What is the difference between cross merchandising and cross-selling?

Cross merchandising is a passive, placement-based strategy—products are physically or digitally positioned together to encourage additional purchases without direct sales intervention. Cross-selling is an active technique where a salesperson or automated system explicitly recommends a complementary product to a customer during the buying process. Both tactics increase basket size, but cross merchandising operates at scale without incremental labor cost.

How many products should be included in a cross merchandising display?

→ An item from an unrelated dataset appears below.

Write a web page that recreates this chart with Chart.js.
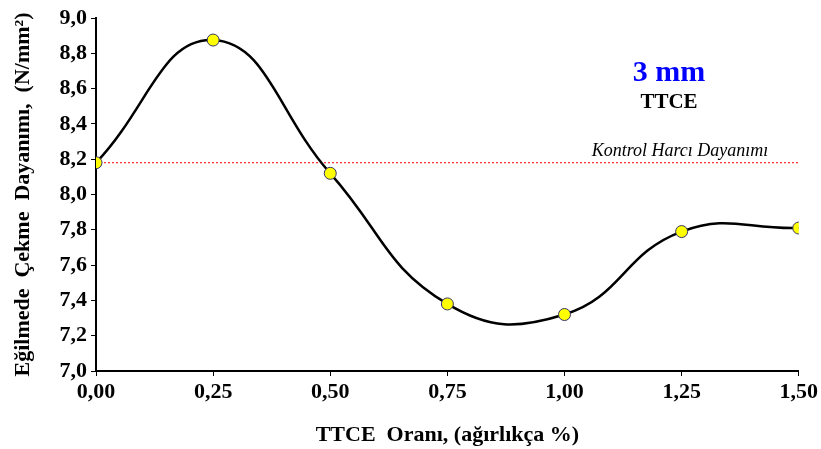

Best practice is 2–4 complementary SKUs per display. Exceeding four items risks visual clutter, which reduces customer engagement and can actually suppress sales. The display should tell a single, clear story—”everything you need for X”—rather than function as a general product dump.

Does cross merchandising work for small retailers and independent stores?

Absolutely. Cross merchandising is arguably more impactful for small retailers because every square foot of floor space carries more financial weight. A neighborhood hardware store that groups caulk, caulking guns, painter’s tape, and prep wipes near its paint section will consistently outperform one that shelves those items in separate aisles. The strategy requires planning and consistency, not a large budget.

Conclusion

Cross merchandising remains one of the highest-leverage, lowest-cost tactics available to retailers in 2026. By placing the right products together—whether on a physical shelf or a digital product page—you reduce customer friction, increase basket size, and build a shopping experience that feels genuinely helpful rather than transactional.

The strategy works across every retail vertical: grocery, apparel, hardware, home goods, and e-commerce. What separates high-performing programs from mediocre ones is execution discipline—planogram compliance, field team training, display rotation, and rigorous measurement.

If your business is ready to move from ad hoc product placement to a systematic, data-driven cross merchandising program, the checklist and frameworks in this guide give you the foundation to start immediately.